Non-oil domestic exports (Nodx) rose 17 per cent last month over August last year, comfortably higher than the 11.8 per cent increase economists had predicted.
The export momentum is riding on a surprisingly broad base.
Electronics shipments jumped 21.7 per cent last month from a year earlier, owing to a healthy appetite for consumer gadgets as semiconductor firms geared up for the iPhone 8 production cycle.
Non-electronics exports rose 15 per cent in August, after a sedate 4.4 per cent growth in July.
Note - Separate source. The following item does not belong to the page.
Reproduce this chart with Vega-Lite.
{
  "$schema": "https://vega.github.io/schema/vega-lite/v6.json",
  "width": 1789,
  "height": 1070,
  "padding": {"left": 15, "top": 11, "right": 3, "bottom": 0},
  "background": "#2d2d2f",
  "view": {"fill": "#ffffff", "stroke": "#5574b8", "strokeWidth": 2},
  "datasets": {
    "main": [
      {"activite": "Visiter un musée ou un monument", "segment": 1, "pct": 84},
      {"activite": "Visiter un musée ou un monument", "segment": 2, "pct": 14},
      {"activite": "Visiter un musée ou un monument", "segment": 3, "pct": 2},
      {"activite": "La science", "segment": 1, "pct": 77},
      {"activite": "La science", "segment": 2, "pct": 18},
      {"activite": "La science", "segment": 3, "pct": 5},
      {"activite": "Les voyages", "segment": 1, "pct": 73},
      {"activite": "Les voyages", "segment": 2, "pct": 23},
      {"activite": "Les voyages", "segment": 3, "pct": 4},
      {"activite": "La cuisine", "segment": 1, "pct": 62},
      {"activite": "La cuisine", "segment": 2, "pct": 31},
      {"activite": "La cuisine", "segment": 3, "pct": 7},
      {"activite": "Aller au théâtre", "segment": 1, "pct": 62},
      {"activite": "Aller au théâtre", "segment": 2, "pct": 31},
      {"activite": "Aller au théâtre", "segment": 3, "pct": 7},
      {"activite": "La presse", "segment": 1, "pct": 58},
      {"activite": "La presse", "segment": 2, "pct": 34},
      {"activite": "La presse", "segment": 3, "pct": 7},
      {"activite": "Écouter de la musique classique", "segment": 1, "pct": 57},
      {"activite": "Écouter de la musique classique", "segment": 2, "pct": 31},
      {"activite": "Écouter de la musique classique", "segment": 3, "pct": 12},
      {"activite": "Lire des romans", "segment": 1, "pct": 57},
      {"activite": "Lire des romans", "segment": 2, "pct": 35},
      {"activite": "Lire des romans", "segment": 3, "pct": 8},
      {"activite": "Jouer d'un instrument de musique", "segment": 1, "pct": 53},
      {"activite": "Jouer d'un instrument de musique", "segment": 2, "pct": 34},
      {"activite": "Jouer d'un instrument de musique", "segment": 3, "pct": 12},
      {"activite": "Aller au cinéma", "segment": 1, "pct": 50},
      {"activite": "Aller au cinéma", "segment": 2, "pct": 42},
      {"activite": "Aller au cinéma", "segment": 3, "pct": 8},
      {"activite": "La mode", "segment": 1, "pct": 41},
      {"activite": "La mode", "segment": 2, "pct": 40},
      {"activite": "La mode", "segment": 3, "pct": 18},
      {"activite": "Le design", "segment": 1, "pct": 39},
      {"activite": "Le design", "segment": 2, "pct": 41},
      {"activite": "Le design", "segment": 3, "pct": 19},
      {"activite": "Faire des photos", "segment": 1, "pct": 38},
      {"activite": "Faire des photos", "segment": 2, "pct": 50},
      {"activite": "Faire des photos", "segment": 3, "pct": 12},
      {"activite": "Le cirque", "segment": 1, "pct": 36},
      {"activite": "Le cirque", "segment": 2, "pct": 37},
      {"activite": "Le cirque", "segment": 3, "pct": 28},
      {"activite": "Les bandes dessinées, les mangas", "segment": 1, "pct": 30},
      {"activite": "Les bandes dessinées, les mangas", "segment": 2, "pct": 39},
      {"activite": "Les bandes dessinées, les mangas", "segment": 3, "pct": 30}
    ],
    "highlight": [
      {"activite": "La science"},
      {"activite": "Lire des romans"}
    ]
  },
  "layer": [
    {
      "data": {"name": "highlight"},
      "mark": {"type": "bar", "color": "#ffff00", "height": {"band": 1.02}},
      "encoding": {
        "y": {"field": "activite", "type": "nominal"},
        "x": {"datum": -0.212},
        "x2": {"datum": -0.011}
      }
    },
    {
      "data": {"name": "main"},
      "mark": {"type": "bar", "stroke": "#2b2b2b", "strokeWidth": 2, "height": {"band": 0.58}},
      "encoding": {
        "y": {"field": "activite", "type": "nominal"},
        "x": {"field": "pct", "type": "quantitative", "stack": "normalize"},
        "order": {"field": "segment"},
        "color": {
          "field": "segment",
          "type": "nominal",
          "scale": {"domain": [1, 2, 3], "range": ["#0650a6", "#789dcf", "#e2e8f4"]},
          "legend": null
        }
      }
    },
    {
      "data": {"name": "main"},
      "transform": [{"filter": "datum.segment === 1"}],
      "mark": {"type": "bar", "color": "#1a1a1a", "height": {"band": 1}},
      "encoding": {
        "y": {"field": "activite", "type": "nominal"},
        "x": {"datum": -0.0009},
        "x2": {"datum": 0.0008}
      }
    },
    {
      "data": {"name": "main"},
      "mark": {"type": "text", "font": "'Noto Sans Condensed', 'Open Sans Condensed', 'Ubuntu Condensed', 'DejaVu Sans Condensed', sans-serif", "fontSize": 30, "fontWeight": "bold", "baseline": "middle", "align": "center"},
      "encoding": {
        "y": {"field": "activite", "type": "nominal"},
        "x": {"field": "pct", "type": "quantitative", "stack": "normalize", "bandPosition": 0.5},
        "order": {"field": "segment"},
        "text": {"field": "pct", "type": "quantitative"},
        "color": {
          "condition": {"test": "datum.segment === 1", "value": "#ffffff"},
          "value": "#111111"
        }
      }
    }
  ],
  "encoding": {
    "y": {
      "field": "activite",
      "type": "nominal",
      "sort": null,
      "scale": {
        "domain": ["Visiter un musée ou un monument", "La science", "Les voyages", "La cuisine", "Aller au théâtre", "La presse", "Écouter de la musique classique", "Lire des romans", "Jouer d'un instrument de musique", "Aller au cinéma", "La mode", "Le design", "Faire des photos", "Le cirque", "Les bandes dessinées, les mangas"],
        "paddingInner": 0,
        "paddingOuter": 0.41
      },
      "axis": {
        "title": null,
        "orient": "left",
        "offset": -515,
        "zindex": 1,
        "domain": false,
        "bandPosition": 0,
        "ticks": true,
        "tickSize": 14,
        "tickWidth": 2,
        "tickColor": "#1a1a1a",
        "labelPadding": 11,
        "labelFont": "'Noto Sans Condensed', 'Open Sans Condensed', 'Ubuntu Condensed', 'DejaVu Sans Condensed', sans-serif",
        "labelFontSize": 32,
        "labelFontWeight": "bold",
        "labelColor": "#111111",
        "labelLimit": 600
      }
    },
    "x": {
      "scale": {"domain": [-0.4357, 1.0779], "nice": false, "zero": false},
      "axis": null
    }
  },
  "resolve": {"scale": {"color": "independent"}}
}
Notably, exports of non-monetary gold jumped 137.7 per cent last month. This refers to gold not held as reserve assets by central banks. Brewing tensions with North Korea and lofty valuations in financial markets could have stoked interest in the safe haven asset.
Nodx to all of Singapore's top 10 markets, except Taiwan, rose last month.
China, the largest market for Singapore's exports, also provided the springboard for growth as shipments to the mainland surged 43.2 per cent in August from a year earlier. Fiscal stimulus has helped China expand more rapidly than expected in the first half of this year.
"That has given new life to Asian imports across many parts of the manufacturing value-chain," said OCBC Bank economist Selena Ling.
United Overseas Bank economist Francis Tan has turned cautious on China, noting that latest indicators showed the economy had "unexpectedly cooled further in August after a lacklustre July, as factory output, investment and retail sales all slowed".
But Ms Ling said even if China's growth "decelerates slightly" from now till the end of the year, full-year growth is likely to still exceed its target of around 6.5 per cent.
The export story outside of China is also bright. Nodx to South Korea jumped 62 per cent last month, and shot up 33.1 per cent to Japan, according to data from trade agency International Enterprise Singapore yesterday.
Singapore's exports to the United States also reached a two-year high in August, noted Maybank Kim Eng economists Chua Hak Bin and Lee Ju Ye. "Continued export momentum in July and August is pointing to strong third-quarter GDP (gross domestic product) growth," they said.
Still, Mr Tan warned that the semiconductor industry goes through stages: "The current electronics cycle may be coming towards an end, with the rolling out of the next wave of smartphones in the months ahead."
Moody's Investor Service also noted that sluggish investment trends suggest that firms here are still using existing idle capacity to meet increased demand.